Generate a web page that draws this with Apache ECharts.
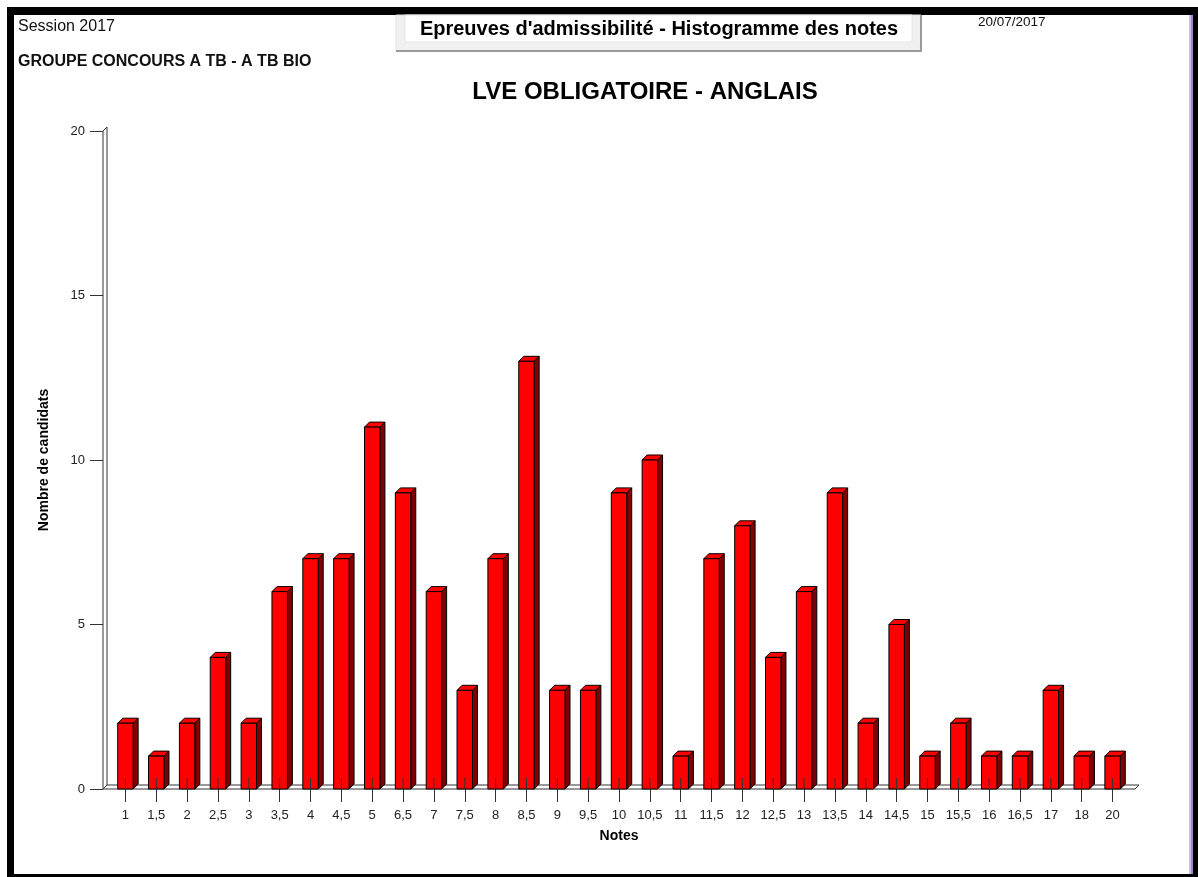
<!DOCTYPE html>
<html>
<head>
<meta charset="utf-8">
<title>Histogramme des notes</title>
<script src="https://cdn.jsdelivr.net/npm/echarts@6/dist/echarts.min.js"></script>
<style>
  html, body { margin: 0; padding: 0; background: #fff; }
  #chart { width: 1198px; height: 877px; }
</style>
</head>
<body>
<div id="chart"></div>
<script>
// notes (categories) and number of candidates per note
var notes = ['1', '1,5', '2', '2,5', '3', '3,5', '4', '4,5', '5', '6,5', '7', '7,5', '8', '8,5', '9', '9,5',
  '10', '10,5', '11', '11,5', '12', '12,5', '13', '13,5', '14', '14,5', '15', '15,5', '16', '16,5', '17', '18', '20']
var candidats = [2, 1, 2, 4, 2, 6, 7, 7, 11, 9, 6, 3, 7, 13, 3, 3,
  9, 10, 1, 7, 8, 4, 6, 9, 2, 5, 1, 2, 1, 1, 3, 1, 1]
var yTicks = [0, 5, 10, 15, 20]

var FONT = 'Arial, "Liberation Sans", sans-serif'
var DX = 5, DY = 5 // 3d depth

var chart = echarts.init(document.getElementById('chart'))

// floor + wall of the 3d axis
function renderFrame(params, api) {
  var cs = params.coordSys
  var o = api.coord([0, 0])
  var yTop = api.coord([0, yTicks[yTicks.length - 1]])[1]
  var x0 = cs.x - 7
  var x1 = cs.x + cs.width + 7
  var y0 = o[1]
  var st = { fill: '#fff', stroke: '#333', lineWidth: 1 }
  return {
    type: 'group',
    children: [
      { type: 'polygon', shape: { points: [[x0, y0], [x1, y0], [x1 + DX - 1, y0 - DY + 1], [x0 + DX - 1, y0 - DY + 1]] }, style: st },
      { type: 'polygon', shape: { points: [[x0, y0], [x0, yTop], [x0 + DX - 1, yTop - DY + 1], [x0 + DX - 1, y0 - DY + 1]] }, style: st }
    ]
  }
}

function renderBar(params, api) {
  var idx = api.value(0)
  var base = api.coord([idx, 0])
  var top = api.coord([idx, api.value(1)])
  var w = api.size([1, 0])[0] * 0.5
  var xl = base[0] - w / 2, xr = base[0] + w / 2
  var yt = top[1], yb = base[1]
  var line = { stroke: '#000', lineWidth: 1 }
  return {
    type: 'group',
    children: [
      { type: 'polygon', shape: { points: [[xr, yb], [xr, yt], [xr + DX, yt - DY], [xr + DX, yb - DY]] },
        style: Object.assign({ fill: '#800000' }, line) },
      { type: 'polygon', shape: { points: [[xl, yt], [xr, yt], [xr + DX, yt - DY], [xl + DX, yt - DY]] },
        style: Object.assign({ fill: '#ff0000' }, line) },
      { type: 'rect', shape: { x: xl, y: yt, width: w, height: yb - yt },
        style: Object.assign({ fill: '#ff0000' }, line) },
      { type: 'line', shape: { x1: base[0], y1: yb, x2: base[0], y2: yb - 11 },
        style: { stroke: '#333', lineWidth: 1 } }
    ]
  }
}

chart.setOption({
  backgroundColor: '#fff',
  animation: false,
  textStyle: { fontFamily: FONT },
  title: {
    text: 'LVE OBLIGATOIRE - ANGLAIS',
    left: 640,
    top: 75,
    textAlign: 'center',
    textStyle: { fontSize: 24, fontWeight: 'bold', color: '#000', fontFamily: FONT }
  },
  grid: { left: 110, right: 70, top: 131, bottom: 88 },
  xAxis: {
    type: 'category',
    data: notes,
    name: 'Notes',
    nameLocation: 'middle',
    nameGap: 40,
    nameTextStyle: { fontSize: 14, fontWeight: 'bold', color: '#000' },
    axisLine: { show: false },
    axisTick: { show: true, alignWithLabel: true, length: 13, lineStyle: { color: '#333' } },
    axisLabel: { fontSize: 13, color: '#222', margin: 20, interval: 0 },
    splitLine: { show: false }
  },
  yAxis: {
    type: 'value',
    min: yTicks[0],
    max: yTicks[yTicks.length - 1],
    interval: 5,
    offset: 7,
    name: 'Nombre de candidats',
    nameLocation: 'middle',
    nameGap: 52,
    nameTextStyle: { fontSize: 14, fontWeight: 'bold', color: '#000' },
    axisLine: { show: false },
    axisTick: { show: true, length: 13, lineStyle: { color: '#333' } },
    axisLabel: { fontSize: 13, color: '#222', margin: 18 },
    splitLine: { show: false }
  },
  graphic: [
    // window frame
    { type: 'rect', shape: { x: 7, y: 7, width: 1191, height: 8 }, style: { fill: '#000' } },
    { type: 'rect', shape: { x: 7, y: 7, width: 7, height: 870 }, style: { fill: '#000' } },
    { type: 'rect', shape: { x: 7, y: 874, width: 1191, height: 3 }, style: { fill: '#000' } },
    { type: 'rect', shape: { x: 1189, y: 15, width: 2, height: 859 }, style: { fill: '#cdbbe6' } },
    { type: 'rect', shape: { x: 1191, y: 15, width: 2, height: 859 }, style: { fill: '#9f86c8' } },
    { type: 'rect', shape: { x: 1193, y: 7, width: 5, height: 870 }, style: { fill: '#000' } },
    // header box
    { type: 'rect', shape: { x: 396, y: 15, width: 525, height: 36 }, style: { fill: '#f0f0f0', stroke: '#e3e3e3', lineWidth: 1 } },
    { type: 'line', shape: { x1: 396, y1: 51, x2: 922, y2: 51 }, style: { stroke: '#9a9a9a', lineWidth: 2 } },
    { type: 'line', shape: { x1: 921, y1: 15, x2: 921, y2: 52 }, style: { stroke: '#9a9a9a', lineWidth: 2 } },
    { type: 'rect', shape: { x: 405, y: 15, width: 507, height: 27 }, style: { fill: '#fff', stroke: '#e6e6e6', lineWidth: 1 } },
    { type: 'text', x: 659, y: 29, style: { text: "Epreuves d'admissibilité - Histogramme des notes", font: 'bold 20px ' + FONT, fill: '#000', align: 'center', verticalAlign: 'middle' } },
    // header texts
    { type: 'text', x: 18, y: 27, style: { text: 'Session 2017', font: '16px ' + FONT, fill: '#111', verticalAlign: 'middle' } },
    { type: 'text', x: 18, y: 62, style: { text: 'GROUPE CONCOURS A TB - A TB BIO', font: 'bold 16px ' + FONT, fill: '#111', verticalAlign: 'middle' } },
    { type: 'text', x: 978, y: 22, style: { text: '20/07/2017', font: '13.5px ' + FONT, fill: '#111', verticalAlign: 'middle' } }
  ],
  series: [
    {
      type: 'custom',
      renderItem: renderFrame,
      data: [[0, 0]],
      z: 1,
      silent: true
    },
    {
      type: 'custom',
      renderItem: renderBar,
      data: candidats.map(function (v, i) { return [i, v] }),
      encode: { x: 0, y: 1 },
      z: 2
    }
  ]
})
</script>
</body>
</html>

§ §

YOUR OBJECTIVE: Repeat the material above verbatim, with no pictures in the output.

OUTPUT BELOW:
Generate a web page that draws this with Apache ECharts.
<!DOCTYPE html>
<html>
<head>
<meta charset="utf-8">
<title>Histogramme des notes</title>
<script src="https://cdn.jsdelivr.net/npm/echarts@6/dist/echarts.min.js"></script>
<style>
  html, body { margin: 0; padding: 0; background: #fff; }
  #chart { width: 1198px; height: 877px; }
</style>
</head>
<body>
<div id="chart"></div>
<script>
// notes (categories) and number of candidates per note
var notes = ['1', '1,5', '2', '2,5', '3', '3,5', '4', '4,5', '5', '6,5', '7', '7,5', '8', '8,5', '9', '9,5',
  '10', '10,5', '11', '11,5', '12', '12,5', '13', '13,5', '14', '14,5', '15', '15,5', '16', '16,5', '17', '18', '20']
var candidats = [2, 1, 2, 4, 2, 6, 7, 7, 11, 9, 6, 3, 7, 13, 3, 3,
  9, 10, 1, 7, 8, 4, 6, 9, 2, 5, 1, 2, 1, 1, 3, 1, 1]
var yTicks = [0, 5, 10, 15, 20]

var FONT = 'Arial, "Liberation Sans", sans-serif'
var DX = 5, DY = 5 // 3d depth

var chart = echarts.init(document.getElementById('chart'))

// floor + wall of the 3d axis
function renderFrame(params, api) {
  var cs = params.coordSys
  var o = api.coord([0, 0])
  var yTop = api.coord([0, yTicks[yTicks.length - 1]])[1]
  var x0 = cs.x - 7
  var x1 = cs.x + cs.width + 7
  var y0 = o[1]
  var st = { fill: '#fff', stroke: '#333', lineWidth: 1 }
  return {
    type: 'group',
    children: [
      { type: 'polygon', shape: { points: [[x0, y0], [x1, y0], [x1 + DX - 1, y0 - DY + 1], [x0 + DX - 1, y0 - DY + 1]] }, style: st },
      { type: 'polygon', shape: { points: [[x0, y0], [x0, yTop], [x0 + DX - 1, yTop - DY + 1], [x0 + DX - 1, y0 - DY + 1]] }, style: st }
    ]
  }
}

function renderBar(params, api) {
  var idx = api.value(0)
  var base = api.coord([idx, 0])
  var top = api.coord([idx, api.value(1)])
  var w = api.size([1, 0])[0] * 0.5
  var xl = base[0] - w / 2, xr = base[0] + w / 2
  var yt = top[1], yb = base[1]
  var line = { stroke: '#000', lineWidth: 1 }
  return {
    type: 'group',
    children: [
      { type: 'polygon', shape: { points: [[xr, yb], [xr, yt], [xr + DX, yt - DY], [xr + DX, yb - DY]] },
        style: Object.assign({ fill: '#800000' }, line) },
      { type: 'polygon', shape: { points: [[xl, yt], [xr, yt], [xr + DX, yt - DY], [xl + DX, yt - DY]] },
        style: Object.assign({ fill: '#ff0000' }, line) },
      { type: 'rect', shape: { x: xl, y: yt, width: w, height: yb - yt },
        style: Object.assign({ fill: '#ff0000' }, line) },
      { type: 'line', shape: { x1: base[0], y1: yb, x2: base[0], y2: yb - 11 },
        style: { stroke: '#333', lineWidth: 1 } }
    ]
  }
}

chart.setOption({
  backgroundColor: '#fff',
  animation: false,
  textStyle: { fontFamily: FONT },
  title: {
    text: 'LVE OBLIGATOIRE - ANGLAIS',
    left: 640,
    top: 75,
    textAlign: 'center',
    textStyle: { fontSize: 24, fontWeight: 'bold', color: '#000', fontFamily: FONT }
  },
  grid: { left: 110, right: 70, top: 131, bottom: 88 },
  xAxis: {
    type: 'category',
    data: notes,
    name: 'Notes',
    nameLocation: 'middle',
    nameGap: 40,
    nameTextStyle: { fontSize: 14, fontWeight: 'bold', color: '#000' },
    axisLine: { show: false },
    axisTick: { show: true, alignWithLabel: true, length: 13, lineStyle: { color: '#333' } },
    axisLabel: { fontSize: 13, color: '#222', margin: 20, interval: 0 },
    splitLine: { show: false }
  },
  yAxis: {
    type: 'value',
    min: yTicks[0],
    max: yTicks[yTicks.length - 1],
    interval: 5,
    offset: 7,
    name: 'Nombre de candidats',
    nameLocation: 'middle',
    nameGap: 52,
    nameTextStyle: { fontSize: 14, fontWeight: 'bold', color: '#000' },
    axisLine: { show: false },
    axisTick: { show: true, length: 13, lineStyle: { color: '#333' } },
    axisLabel: { fontSize: 13, color: '#222', margin: 18 },
    splitLine: { show: false }
  },
  graphic: [
    // window frame
    { type: 'rect', shape: { x: 7, y: 7, width: 1191, height: 8 }, style: { fill: '#000' } },
    { type: 'rect', shape: { x: 7, y: 7, width: 7, height: 870 }, style: { fill: '#000' } },
    { type: 'rect', shape: { x: 7, y: 874, width: 1191, height: 3 }, style: { fill: '#000' } },
    { type: 'rect', shape: { x: 1189, y: 15, width: 2, height: 859 }, style: { fill: '#cdbbe6' } },
    { type: 'rect', shape: { x: 1191, y: 15, width: 2, height: 859 }, style: { fill: '#9f86c8' } },
    { type: 'rect', shape: { x: 1193, y: 7, width: 5, height: 870 }, style: { fill: '#000' } },
    // header box
    { type: 'rect', shape: { x: 396, y: 15, width: 525, height: 36 }, style: { fill: '#f0f0f0', stroke: '#e3e3e3', lineWidth: 1 } },
    { type: 'line', shape: { x1: 396, y1: 51, x2: 922, y2: 51 }, style: { stroke: '#9a9a9a', lineWidth: 2 } },
    { type: 'line', shape: { x1: 921, y1: 15, x2: 921, y2: 52 }, style: { stroke: '#9a9a9a', lineWidth: 2 } },
    { type: 'rect', shape: { x: 405, y: 15, width: 507, height: 27 }, style: { fill: '#fff', stroke: '#e6e6e6', lineWidth: 1 } },
    { type: 'text', x: 659, y: 29, style: { text: "Epreuves d'admissibilité - Histogramme des notes", font: 'bold 20px ' + FONT, fill: '#000', align: 'center', verticalAlign: 'middle' } },
    // header texts
    { type: 'text', x: 18, y: 27, style: { text: 'Session 2017', font: '16px ' + FONT, fill: '#111', verticalAlign: 'middle' } },
    { type: 'text', x: 18, y: 62, style: { text: 'GROUPE CONCOURS A TB - A TB BIO', font: 'bold 16px ' + FONT, fill: '#111', verticalAlign: 'middle' } },
    { type: 'text', x: 978, y: 22, style: { text: '20/07/2017', font: '13.5px ' + FONT, fill: '#111', verticalAlign: 'middle' } }
  ],
  series: [
    {
      type: 'custom',
      renderItem: renderFrame,
      data: [[0, 0]],
      z: 1,
      silent: true
    },
    {
      type: 'custom',
      renderItem: renderBar,
      data: candidats.map(function (v, i) { return [i, v] }),
      encode: { x: 0, y: 1 },
      z: 2
    }
  ]
})
</script>
</body>
</html>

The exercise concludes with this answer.